Each is also initially only available in the US, however, and we’ll have to wait a little while before either makes its way across the pond.
Apple Maps vs Google Maps
In terms of updates for Apple Maps we were once again shown all the ‘amazing’ 3D stuff again. As far as more useful stuff is concerned Apple demonstrated how you can now select a location, find points of interest, see reviews for said POIs and share the location via social networking, messaging or to your phone from a computer. So far, so playing catch-up to Google Maps.

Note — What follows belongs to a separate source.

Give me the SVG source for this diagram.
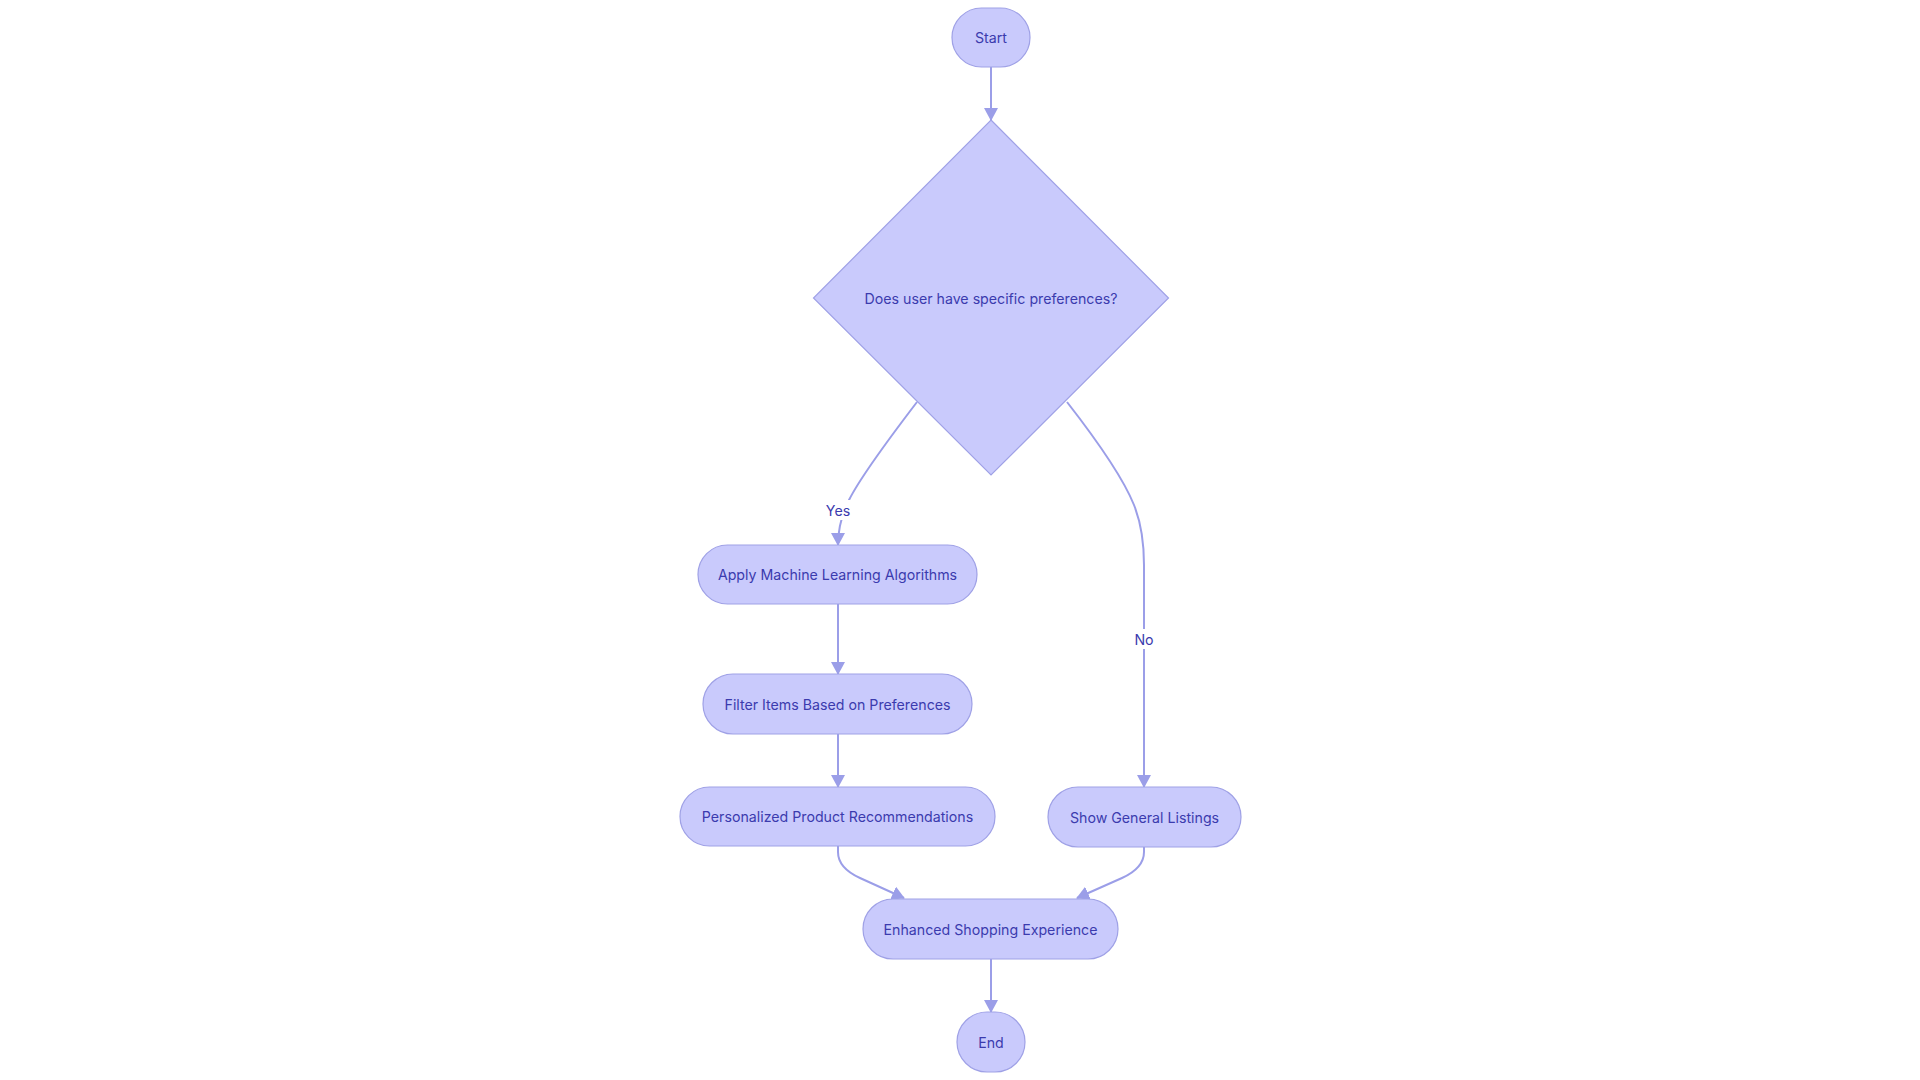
<svg xmlns="http://www.w3.org/2000/svg" width="1920" height="1080" viewBox="0 0 1920 1080">
<style>
.node{fill:#C9CAFC;stroke:#9FA1E6;stroke-width:1.2}
.lbl{font-family:Inter,"Liberation Sans",sans-serif;font-size:14.2px;fill:#3B3BAE;text-anchor:middle;dominant-baseline:central}
.edge{fill:none;stroke:#9B9EE8;stroke-width:2}
.elbl{fill:#FFFFFF}
</style>
<defs>
<marker id="arr" viewBox="0 0 13 14" refX="12" refY="7" markerWidth="13" markerHeight="14" markerUnits="userSpaceOnUse" orient="auto">
<path d="M0,0 L13,7 L0,14 Z" fill="#9B9EE8"/>
</marker>
</defs>
<rect width="1920" height="1080" fill="#FFFFFF"/>
<g id="connectors">
<path class="edge" d="M991,67 L991,120" marker-end="url(#arr)"/>
<path class="edge" d="M917,402 Q862,474 849,500 Q838,522 838,545" marker-end="url(#arr)"/>
<path class="edge" d="M1067,402 Q1120,470 1134,505 Q1144,530 1144,565 L1144,787" marker-end="url(#arr)"/>
<path class="edge" d="M838,604 L838,674" marker-end="url(#arr)"/>
<path class="edge" d="M838,734 L838,787" marker-end="url(#arr)"/>
<path class="edge" d="M838,846 L838,852 Q838,868 860,878 L904,898" marker-end="url(#arr)"/>
<path class="edge" d="M1144,847 L1144,852 Q1144,868 1122,878 L1077,898" marker-end="url(#arr)"/>
<path class="edge" d="M991,959 L991,1012" marker-end="url(#arr)"/>
<rect class="elbl" x="825" y="500" width="27" height="20"/>
<text class="lbl" x="838" y="510">Yes</text>
<rect class="elbl" x="1133" y="629" width="22" height="20"/>
<text class="lbl" x="1144" y="639">No</text>
</g>
<g id="start">
<rect class="node" x="952" y="8" width="78" height="59" rx="29.5"/>
<text class="lbl" x="991" y="37.5">Start</text>
</g>
<g id="decision">
<polygon class="node" points="991,120 1168.5,298 991,475 813.5,298"/>
<text class="lbl" x="991" y="298">Does user have specific preferences?</text>
</g>
<g id="apply">
<rect class="node" x="698" y="545" width="279" height="59" rx="29.5"/>
<text class="lbl" x="837.5" y="574.5">Apply Machine Learning Algorithms</text>
</g>
<g id="filter">
<rect class="node" x="703" y="674" width="269" height="60" rx="30"/>
<text class="lbl" x="837.5" y="704">Filter Items Based on Preferences</text>
</g>
<g id="personalized">
<rect class="node" x="680" y="787" width="315" height="59" rx="29.5"/>
<text class="lbl" x="837.5" y="816.5">Personalized Product Recommendations</text>
</g>
<g id="general">
<rect class="node" x="1048" y="787" width="193" height="60" rx="30"/>
<text class="lbl" x="1144.5" y="817">Show General Listings</text>
</g>
<g id="enhanced">
<rect class="node" x="863" y="899" width="255" height="60" rx="30"/>
<text class="lbl" x="990.5" y="929">Enhanced Shopping Experience</text>
</g>
<g id="end">
<rect class="node" x="957" y="1012" width="68" height="60" rx="30"/>
<text class="lbl" x="991" y="1042">End</text>
</g>
</svg>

Apple didn’t really demonstrate much in the way of improved location data and accuracy though. Sure, there weren’t any gaping voids in the big-screen demonstration, but then, there wouldn’t be. For now, we know from experience that Google Maps is excellent, the standard by which others are measured, because the company has invested a lot of time, money and effort over the years to literally re-map a massive chunk of the planet, on the ground and in the air. Until more extensive use tells us that Apple Maps has caught up in this regard, I’ll continue to trust Google Maps first.
On a related note, Apple did explain how it was working with car manufacturers to integrate both Apple Maps and Siri voice commands into in-car systems. Quite how far-reaching this will be in terms of participating manufacturers and supported car models isn’t clear.
At first I’d guess this will have a US focus, but in any case given Apple Maps’ recent history I’m not exactly champing at the bit to have it guiding me while driving and I’m sure plenty of Australians can say the same.
As this side-by-side screenshot shows, the two lock-screen interfaces are alarmingly similar, right down to the stock wallpaper. Android got here first, of course.
In terms of functionality both offer the same deal. Notifications appear on the screen, you can access the camera from the lockscreen and both feature swiping gestures to unlock (although of course you can replace these with passcodes and the like.) Both also allow you to access their respective quick settings and notifications screens from the lockscreens with the same gestures you’d use on the normal homescreen.
As I’ve hinted at earlier in the comparison, it’s difficult in many ways to see iOS 7 as anything other than Apple playing catch-up to Android, while snagging a few choice morsels from Windows Phone and BlackBerry 10 along the way.
In many respects that’s fair enough, but these things are not revolutionary in the broader sense – massive bonuses for people already entrenched in iOS, of course, but Apple and its followers are in no position to be crowing about revolutionising the smartphone space. Though that won’t stop them from doing so anyway.
But this is all politics, what about if you’re sat there wondering which platform to invest in? And to be clear, when I say invest, I really do mean invest – if you’re going to be buying films, music, games and apps on either of these platforms then making a switch later with your collection intact is going to be difficult at best and in some cases impossible at worst.
Such profound wisdom on which is the better long-term bet would require some kind of crystal ball and the clairvoyance to see where both companies and their ecosystems are headed, so I’m afraid I can’t help you there. I left mine at home.
What I can say is that I prefer most of Android’s overall aesthetic, mainly as the colours are less offensive to my delicate eyeballs, however I do also prefer iOS 7’s translucent menu elements and in particular the Control Centre has utterly schooled Google on how it should be done. I’d also reiterate that I don’t trust Apple Maps any further than I can throw it, and I’m rubbish at throwing stuff.
Both platforms have massive, thriving ecosystems packed with app and multimedia content, both also now have streaming services built-in and both have slick, multitasking-friendly interfaces.
You could argue you get more choice in terms of hardware on Android, that’s very true and in many ways is a good thing, but on the flip-side Apple doesn’t get treated to lots of annoying UI overlays sullying the experience and there’s one clear choice of the ‘best’ handset when it comes to the platform.
In short: ‘you pays your money, you takes your choice,’ as they say.